Data provided:

++++++

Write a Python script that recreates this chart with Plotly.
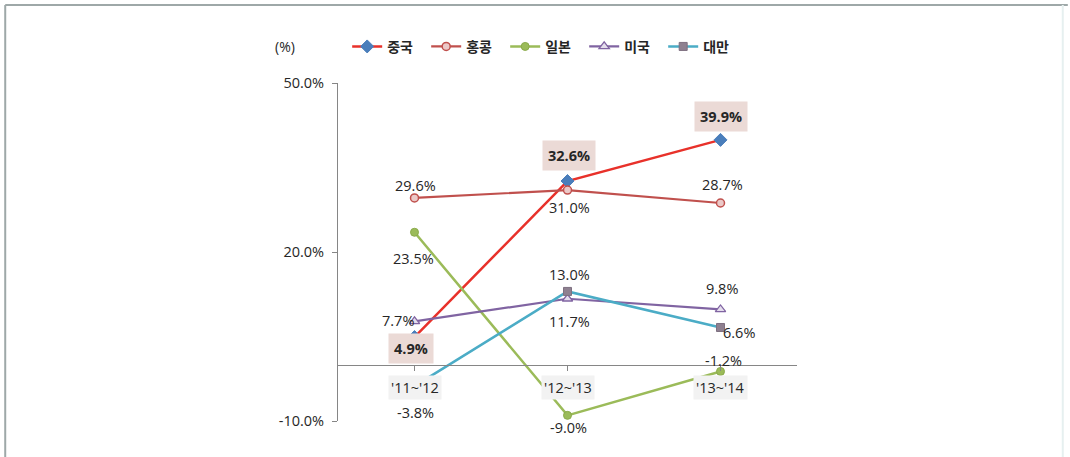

++++++

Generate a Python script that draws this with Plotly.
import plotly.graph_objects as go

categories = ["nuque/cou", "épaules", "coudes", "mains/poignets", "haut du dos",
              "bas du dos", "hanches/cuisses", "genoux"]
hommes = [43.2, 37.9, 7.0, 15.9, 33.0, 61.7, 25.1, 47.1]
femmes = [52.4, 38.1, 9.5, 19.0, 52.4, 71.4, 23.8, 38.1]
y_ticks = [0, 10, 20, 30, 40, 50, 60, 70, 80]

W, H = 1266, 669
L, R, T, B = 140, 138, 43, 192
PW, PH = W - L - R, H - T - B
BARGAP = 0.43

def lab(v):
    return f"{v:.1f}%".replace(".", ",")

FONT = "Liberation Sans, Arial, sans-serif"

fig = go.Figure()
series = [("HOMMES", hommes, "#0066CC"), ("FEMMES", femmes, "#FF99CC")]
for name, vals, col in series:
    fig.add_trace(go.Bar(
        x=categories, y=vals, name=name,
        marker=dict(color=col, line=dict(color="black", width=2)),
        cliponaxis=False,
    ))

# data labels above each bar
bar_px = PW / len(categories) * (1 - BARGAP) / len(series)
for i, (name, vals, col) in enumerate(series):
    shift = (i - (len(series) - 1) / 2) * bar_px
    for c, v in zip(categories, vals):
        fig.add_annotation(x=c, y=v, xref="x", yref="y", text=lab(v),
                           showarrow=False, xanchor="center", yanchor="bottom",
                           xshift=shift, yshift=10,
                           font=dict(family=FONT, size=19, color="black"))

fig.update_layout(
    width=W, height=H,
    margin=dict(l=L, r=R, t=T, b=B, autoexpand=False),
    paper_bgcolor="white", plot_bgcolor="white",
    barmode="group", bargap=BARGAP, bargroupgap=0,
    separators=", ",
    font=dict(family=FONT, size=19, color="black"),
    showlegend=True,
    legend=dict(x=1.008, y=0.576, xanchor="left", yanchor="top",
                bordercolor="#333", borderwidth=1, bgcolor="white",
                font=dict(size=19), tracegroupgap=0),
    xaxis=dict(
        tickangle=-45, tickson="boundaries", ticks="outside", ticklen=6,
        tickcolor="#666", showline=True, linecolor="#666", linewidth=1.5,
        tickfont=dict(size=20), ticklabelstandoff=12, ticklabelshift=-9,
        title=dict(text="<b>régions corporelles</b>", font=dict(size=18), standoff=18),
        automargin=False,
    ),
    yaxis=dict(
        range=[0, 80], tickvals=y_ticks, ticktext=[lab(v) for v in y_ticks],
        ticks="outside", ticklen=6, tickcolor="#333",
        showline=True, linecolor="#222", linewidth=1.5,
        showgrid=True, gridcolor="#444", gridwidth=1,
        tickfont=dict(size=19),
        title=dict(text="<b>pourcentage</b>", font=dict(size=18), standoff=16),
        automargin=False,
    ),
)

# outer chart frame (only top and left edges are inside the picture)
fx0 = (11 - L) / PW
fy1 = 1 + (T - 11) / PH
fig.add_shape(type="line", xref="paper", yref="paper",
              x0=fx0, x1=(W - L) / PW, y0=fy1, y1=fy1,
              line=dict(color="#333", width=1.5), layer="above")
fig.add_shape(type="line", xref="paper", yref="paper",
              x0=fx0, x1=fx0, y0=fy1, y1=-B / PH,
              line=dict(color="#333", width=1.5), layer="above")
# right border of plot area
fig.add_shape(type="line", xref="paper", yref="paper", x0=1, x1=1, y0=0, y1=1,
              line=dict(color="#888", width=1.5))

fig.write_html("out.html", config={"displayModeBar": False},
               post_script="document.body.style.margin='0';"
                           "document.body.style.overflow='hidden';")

++++++

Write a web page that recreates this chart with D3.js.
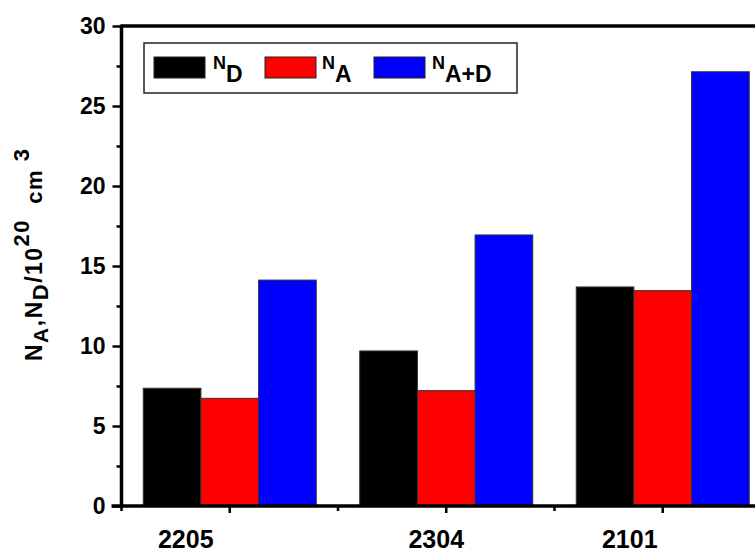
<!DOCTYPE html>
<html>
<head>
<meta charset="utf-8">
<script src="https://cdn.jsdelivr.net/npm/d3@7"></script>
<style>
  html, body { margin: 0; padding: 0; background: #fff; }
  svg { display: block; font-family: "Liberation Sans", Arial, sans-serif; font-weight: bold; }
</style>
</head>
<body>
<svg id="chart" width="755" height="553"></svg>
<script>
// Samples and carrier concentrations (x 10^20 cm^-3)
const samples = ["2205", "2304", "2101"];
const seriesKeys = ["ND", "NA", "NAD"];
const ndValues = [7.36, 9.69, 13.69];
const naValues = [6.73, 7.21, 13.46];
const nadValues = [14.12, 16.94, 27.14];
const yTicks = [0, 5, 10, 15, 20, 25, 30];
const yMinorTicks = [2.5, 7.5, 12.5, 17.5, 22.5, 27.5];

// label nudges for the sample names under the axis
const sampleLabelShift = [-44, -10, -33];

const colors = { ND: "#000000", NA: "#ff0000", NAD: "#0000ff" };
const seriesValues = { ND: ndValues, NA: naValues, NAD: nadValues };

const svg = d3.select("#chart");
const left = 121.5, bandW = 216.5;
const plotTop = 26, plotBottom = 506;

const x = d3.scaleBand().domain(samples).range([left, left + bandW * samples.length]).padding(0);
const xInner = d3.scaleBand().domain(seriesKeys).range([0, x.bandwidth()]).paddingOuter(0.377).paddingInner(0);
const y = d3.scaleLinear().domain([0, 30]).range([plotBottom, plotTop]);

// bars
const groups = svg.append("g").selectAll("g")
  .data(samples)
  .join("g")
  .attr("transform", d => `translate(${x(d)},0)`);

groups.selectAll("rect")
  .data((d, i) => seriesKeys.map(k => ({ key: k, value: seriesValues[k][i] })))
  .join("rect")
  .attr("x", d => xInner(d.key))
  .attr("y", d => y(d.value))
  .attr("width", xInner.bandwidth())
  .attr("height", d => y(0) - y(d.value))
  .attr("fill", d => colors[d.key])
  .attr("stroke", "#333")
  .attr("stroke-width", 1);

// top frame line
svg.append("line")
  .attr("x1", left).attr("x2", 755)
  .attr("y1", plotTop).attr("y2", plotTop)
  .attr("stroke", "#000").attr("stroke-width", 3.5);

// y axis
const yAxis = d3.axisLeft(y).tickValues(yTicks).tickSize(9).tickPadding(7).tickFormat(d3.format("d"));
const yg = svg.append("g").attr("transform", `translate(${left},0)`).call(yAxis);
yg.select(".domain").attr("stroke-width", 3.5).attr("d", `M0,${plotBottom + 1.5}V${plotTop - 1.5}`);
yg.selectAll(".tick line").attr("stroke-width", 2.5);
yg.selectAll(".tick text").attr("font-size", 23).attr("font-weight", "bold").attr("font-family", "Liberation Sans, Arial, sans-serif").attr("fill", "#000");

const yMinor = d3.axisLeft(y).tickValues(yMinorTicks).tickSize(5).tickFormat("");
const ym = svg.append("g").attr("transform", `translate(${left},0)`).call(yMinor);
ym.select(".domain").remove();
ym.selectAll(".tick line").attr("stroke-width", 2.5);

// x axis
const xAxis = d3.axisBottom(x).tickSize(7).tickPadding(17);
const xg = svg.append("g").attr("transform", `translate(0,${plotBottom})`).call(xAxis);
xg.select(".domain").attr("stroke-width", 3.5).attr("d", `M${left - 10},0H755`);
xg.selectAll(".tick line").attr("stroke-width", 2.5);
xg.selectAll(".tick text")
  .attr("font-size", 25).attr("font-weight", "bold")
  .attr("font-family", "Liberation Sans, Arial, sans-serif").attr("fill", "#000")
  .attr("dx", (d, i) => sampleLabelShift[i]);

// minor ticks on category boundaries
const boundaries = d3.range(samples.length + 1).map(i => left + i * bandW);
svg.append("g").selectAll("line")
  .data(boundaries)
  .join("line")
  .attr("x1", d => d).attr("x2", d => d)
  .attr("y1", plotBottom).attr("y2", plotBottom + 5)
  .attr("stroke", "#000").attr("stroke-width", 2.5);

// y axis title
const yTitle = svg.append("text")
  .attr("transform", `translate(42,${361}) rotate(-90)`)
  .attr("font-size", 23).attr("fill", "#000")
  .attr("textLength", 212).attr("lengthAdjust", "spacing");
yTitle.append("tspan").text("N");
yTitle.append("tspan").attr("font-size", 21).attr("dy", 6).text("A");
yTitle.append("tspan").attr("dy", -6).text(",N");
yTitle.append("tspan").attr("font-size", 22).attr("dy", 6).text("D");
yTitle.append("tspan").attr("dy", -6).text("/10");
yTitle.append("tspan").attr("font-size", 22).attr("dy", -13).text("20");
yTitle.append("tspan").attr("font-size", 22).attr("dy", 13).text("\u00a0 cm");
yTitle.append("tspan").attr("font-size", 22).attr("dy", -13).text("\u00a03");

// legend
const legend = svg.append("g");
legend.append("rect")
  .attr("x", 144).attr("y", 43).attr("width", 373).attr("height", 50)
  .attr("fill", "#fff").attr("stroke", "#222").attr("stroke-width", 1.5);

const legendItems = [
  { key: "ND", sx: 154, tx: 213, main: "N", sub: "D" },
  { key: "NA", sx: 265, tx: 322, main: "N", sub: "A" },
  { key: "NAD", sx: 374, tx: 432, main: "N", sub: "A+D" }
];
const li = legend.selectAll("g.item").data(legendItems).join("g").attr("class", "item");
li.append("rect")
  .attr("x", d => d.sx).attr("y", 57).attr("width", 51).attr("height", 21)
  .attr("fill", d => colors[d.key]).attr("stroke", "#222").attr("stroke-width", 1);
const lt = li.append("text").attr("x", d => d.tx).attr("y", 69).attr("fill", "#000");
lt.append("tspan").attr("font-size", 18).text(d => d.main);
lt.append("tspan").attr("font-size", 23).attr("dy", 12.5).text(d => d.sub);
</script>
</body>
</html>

++++++

What you should do: The required output is an exact reproduction of the lines starting at the one that contains "Generate a Python" and ending at the one that contains "import plotly.graph_objects as go". Both boundary lines belong to it.

Worked solution:
Generate a Python script that draws this with Plotly.
import plotly.graph_objects as go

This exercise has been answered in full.